Visualization tools and descriptive statistics are commonly used during this phase.
Feature Engineering
Feature engineering involves creating, transforming, and selecting variables that improve predictive performance.
Effective features often have a greater impact on model accuracy than the choice of algorithm itself.
Model Training
During this phase, machine learning algorithms learn patterns from historical data.
Different algorithms may be tested to identify the best-performing model for the problem.
Model Evaluation
The trained model is evaluated using validation or test data to measure its predictive performance.
Common evaluation metrics include:
- Accuracy
- Precision and Recall
- F1-score
- RMSE and MAE
- ROC-AUC
Model Deployment
Once validated, the model is deployed into production systems where it can generate predictions on live data.
Deployment may happen through APIs, dashboards, mobile applications, or cloud services.
Monitoring and Maintenance
Predictive models must be continuously monitored because real-world data patterns change over time.
Monitoring ensures that prediction quality remains stable and that model drift or performance degradation is detected early.
Key Components Across the Workflow
High-quality data improves model reliability and predictive accuracy.
Different problems require different modelling approaches and algorithms.
Well-designed features help models capture hidden patterns effectively.
Metrics help determine whether a model performs well for business goals.
Production deployment enables models to generate predictions in real time.
Example: Predictive Workflow in Banking
Loan Default Prediction System
Consider a bank that wants to predict whether a customer may default on a loan.
| Workflow Stage | Example Activity |
|---|---|
| Business Understanding | Reduce loan default risk. |
| Data Collection | Collect customer salary, repayment history, and credit score data. |
| Data Cleaning | Handle missing income records and inconsistent values. |
| EDA | Analyse repayment patterns and customer behaviour. |
| Feature Engineering | Create debt-to-income ratio feature. |
| Model Training | Train classification algorithms. |
| Evaluation | Measure accuracy and recall. |
| Deployment | Integrate into bank approval system. |
| Monitoring | Track prediction performance regularly. |
Common Challenges in the Workflow
| Challenge | Impact |
|---|---|
| Poor Data Quality | Leads to inaccurate or unreliable predictions. |
| Overfitting | Model performs well on training data but poorly on new data. |
| Feature Leakage | Future information accidentally enters training data. |
| Model Drift | Performance declines as real-world patterns change. |
| Deployment Complexity | Integrating models into production systems can be difficult. |
Why the Workflow Matters
Many beginners focus only on algorithms, but successful predictive modelling depends on the entire workflow.

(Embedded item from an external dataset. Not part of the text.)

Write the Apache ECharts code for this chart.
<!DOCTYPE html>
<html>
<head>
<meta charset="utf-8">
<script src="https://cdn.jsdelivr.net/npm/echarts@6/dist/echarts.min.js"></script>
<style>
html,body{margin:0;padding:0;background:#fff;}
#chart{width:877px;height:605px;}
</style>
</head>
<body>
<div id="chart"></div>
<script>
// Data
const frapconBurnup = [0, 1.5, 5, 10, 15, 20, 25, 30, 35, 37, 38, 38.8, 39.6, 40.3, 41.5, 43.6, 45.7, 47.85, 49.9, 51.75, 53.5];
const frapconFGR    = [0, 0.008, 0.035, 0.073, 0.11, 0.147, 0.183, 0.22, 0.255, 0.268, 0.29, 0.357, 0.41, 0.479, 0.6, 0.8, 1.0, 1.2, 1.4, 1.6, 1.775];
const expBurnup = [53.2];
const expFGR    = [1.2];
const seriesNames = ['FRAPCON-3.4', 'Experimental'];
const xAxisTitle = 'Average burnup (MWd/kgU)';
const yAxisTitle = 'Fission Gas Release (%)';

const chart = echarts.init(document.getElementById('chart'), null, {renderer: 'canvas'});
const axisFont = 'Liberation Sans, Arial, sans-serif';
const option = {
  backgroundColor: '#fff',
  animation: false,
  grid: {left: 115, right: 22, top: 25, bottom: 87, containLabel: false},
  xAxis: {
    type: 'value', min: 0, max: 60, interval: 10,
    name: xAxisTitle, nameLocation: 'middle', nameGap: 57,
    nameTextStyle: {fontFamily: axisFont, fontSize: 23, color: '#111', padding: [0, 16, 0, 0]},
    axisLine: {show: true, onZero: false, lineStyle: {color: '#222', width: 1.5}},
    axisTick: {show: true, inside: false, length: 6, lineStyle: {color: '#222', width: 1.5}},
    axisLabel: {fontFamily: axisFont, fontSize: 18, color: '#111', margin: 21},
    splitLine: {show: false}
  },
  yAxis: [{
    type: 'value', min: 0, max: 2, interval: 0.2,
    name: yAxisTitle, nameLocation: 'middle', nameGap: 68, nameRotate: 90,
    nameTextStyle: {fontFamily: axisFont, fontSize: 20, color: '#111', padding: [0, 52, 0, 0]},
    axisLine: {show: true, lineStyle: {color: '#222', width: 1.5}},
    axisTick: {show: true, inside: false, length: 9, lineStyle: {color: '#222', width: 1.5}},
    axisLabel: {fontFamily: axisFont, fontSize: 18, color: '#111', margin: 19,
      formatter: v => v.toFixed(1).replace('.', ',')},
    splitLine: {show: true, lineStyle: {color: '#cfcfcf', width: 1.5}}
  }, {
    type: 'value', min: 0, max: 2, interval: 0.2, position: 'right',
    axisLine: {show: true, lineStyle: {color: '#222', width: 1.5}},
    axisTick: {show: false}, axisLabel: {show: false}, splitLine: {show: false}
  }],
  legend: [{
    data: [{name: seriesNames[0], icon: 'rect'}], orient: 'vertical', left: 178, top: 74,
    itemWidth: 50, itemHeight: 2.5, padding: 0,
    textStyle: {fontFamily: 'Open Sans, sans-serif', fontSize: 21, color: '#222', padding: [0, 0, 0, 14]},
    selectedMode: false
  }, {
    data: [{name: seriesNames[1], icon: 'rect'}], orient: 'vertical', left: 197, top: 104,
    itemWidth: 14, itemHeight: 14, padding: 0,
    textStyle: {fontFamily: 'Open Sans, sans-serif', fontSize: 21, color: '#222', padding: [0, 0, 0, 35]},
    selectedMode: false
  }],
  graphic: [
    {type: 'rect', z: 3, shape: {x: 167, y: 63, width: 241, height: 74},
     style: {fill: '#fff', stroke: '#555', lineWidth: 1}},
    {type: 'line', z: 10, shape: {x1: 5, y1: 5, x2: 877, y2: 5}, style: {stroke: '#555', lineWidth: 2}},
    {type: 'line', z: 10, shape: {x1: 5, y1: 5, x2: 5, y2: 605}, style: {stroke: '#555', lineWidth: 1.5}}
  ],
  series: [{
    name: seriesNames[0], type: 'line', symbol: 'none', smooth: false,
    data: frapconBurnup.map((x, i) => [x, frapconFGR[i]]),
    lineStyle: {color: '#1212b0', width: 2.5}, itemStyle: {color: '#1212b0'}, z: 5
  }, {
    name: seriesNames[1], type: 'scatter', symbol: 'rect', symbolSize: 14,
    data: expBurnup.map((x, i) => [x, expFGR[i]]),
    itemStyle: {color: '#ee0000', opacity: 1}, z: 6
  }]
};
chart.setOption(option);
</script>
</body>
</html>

Poor business understanding, weak data preparation, or improper evaluation can cause even advanced machine learning models to fail.
Organizations that follow structured workflows build more reliable, explainable, and scalable predictive systems.
Key Insight: Machine learning success depends not only on model accuracy but also on how effectively the complete workflow supports real business decisions.
Key Takeaways
- Predictive modelling follows a structured end-to-end workflow.
- The workflow begins with business understanding and ends with monitoring.
- Data preparation and feature engineering are critical stages.
- Model evaluation ensures predictive reliability before deployment.
- Deployment enables real-time business use of predictive systems.
- Continuous monitoring is necessary to maintain long-term model performance.